Talking Instead of Listening


Why are you in despair, O my soul? And why have you become disturbed within me? Hope in God, for I shall yet praise Him, the help of my countenance and my God.” Psalm 42:1 

There are verses of Scripture, which implore us to listen rather than to speak. James 1:19 says, “This you know, my beloved brethren. But everyone must be quick to hear, slow to speak and slow to anger”. Very clearly, God is saying through James that we are to speak less so we can listen more.

However, this particular admonition found in James has to do with speaking less so that we can do a better job of listening to others. After all, we are to seek to understand before being understood. There is great wisdom in listening to others before we speak.

Proverbs 18:13 teaches us that “He who gives an answer before he hears, it is folly and shame to him.” Proverbs 29:20 says, “Do you see a man who is hasty in his words? There is more hope for a fool than for him.” Indeed, it is wise to listen to what others have to say before we speak.

On the other hand, there are times and situations when it is better to speak instead of hearing, talk instead of listening. 

D. Martyn Lloyd-Jones in his book, Spiritual Depression: Its Causes and Cures, wrote the following: 

“The main trouble in this whole matter of spiritual depression in a sense is this, that we allow our self to talk to us instead of talking to our self. Am I just trying to be deliberately paradoxical? Far from it. This is the very essence of wisdom in this matter. Have you realized that most of your unhappiness in life is due to the fact that you are listening to yourself instead of talking to yourself? Take those thoughts that come to you the moment you wake up in the morning. You have not originated them, but they start talking to you, they bring back the problem of yesterday, etc. Somebody is talking. Who is talking to you? Your self is talking to you.” 

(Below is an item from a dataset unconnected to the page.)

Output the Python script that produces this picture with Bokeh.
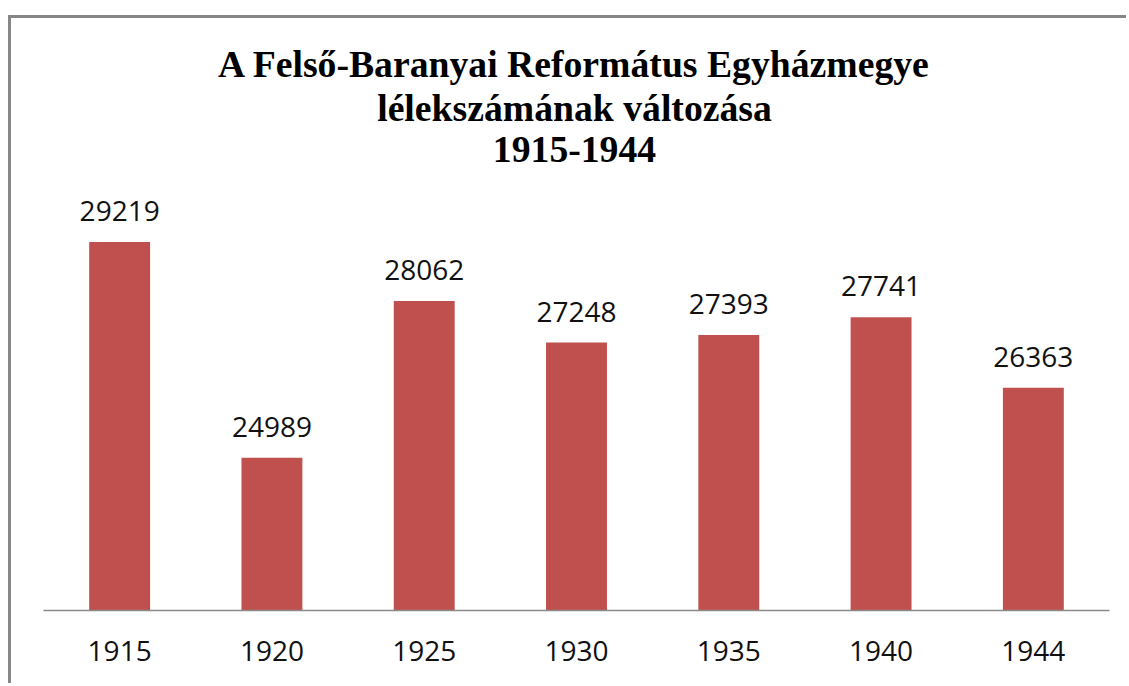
from bokeh.plotting import figure
from bokeh.models import Range1d, FactorRange, ColumnDataSource
from bokeh.core.properties import value
from bokeh.embed import file_html
from bokeh.resources import INLINE

years = ["1915", "1920", "1925", "1930", "1935", "1940", "1944"]
population = [29219, 24989, 28062, 27248, 27393, 27741, 26363]
title_lines = ["A Felső-Baranyai Református Egyházmegye", "lélekszámának változása", "1915-1944"]

# layout (pixels)
W, H = 1118, 668
BOTTOM = 76
PLOT_AREA_H = 408.5          # height of the 22000..30000 value band
Y_MIN, Y_AXIS_MAX = 22000, 30000
frame_h = H - BOTTOM
y_top = Y_MIN + (Y_AXIS_MAX - Y_MIN) * frame_h / PLOT_AREA_H

src = ColumnDataSource(dict(year=years, pop=population, label=[str(v) for v in population]))

p = figure(width=W, height=H, output_backend="svg", toolbar_location=None,
           x_range=FactorRange(factors=years, range_padding=0),
           y_range=Range1d(Y_MIN, y_top),
           min_border_left=32, min_border_right=20, min_border_top=0, min_border_bottom=BOTTOM,
           styles={"margin-left": "8px", "margin-top": "15px",
                   "border-left": "3px solid #878787", "border-top": "3px solid #878787"})
p.outline_line_color = None
p.xgrid.visible = False
p.ygrid.visible = False
p.yaxis.visible = False
p.background_fill_color = "white"
p.border_fill_color = "white"

p.vbar(x="year", top="pop", bottom=Y_MIN, width=0.4, source=src,
       fill_color="#C0504D", line_color=None)

p.text(x="year", y="pop", text="label", source=src, y_offset=-31,
       text_align="center", text_baseline="alphabetic",
       text_font=value("Open Sans"), text_font_size="28px", text_color="#111111")

# chart title (three centred lines at the top of the chart area)
mid = years[len(years) // 2]
title_src = ColumnDataSource(dict(x=[mid] * 3, y=[y_top] * 3, text=title_lines,
                                  yoff=[45, 89, 131]))
p.text(x="x", y="y", text="text", y_offset="yoff", x_offset=-2, source=title_src,
       text_align="center", text_baseline="alphabetic",
       text_font=value("Liberation Serif"), text_font_style="bold",
       text_font_size="37.7px", text_color="black")

ax = p.xaxis[0]
ax.axis_line_color = "#8a8a8a"
ax.axis_line_width = 1.5
ax.major_tick_line_color = None
ax.minor_tick_line_color = None
ax.major_label_text_font = "Open Sans"
ax.major_label_text_font_size = "28px"
ax.major_label_text_color = "#111111"
ax.major_label_standoff = 24

open("out.html", "w").write(file_html(p, INLINE))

Lloyd-Jones then referred to a man after God’s own heart in Psalm 42, which recorded a lament of David during a season of possible depression. Lloyd-Jones continued.

“Now this man’s treatment [in Psalm 42] was this; instead of allowing this self to talk to him, he starts talking to himself, ‘Why art thou cast down, O my soul?’ he asks. His soul had been repressing him, crushing him. So he stands up and says: ‘Self, listen for a moment, I will speak to you’. Do you know what I mean? If you do not, you have but little experience.”

David concluded the Psalm by talking instead of listening. Talking to self instead of listening to self. And what did David say to self? He told self that there was no need to despair because of the hope found in God.

In the midst of whatever hardship you may be experiencing, are you talking or listening to self?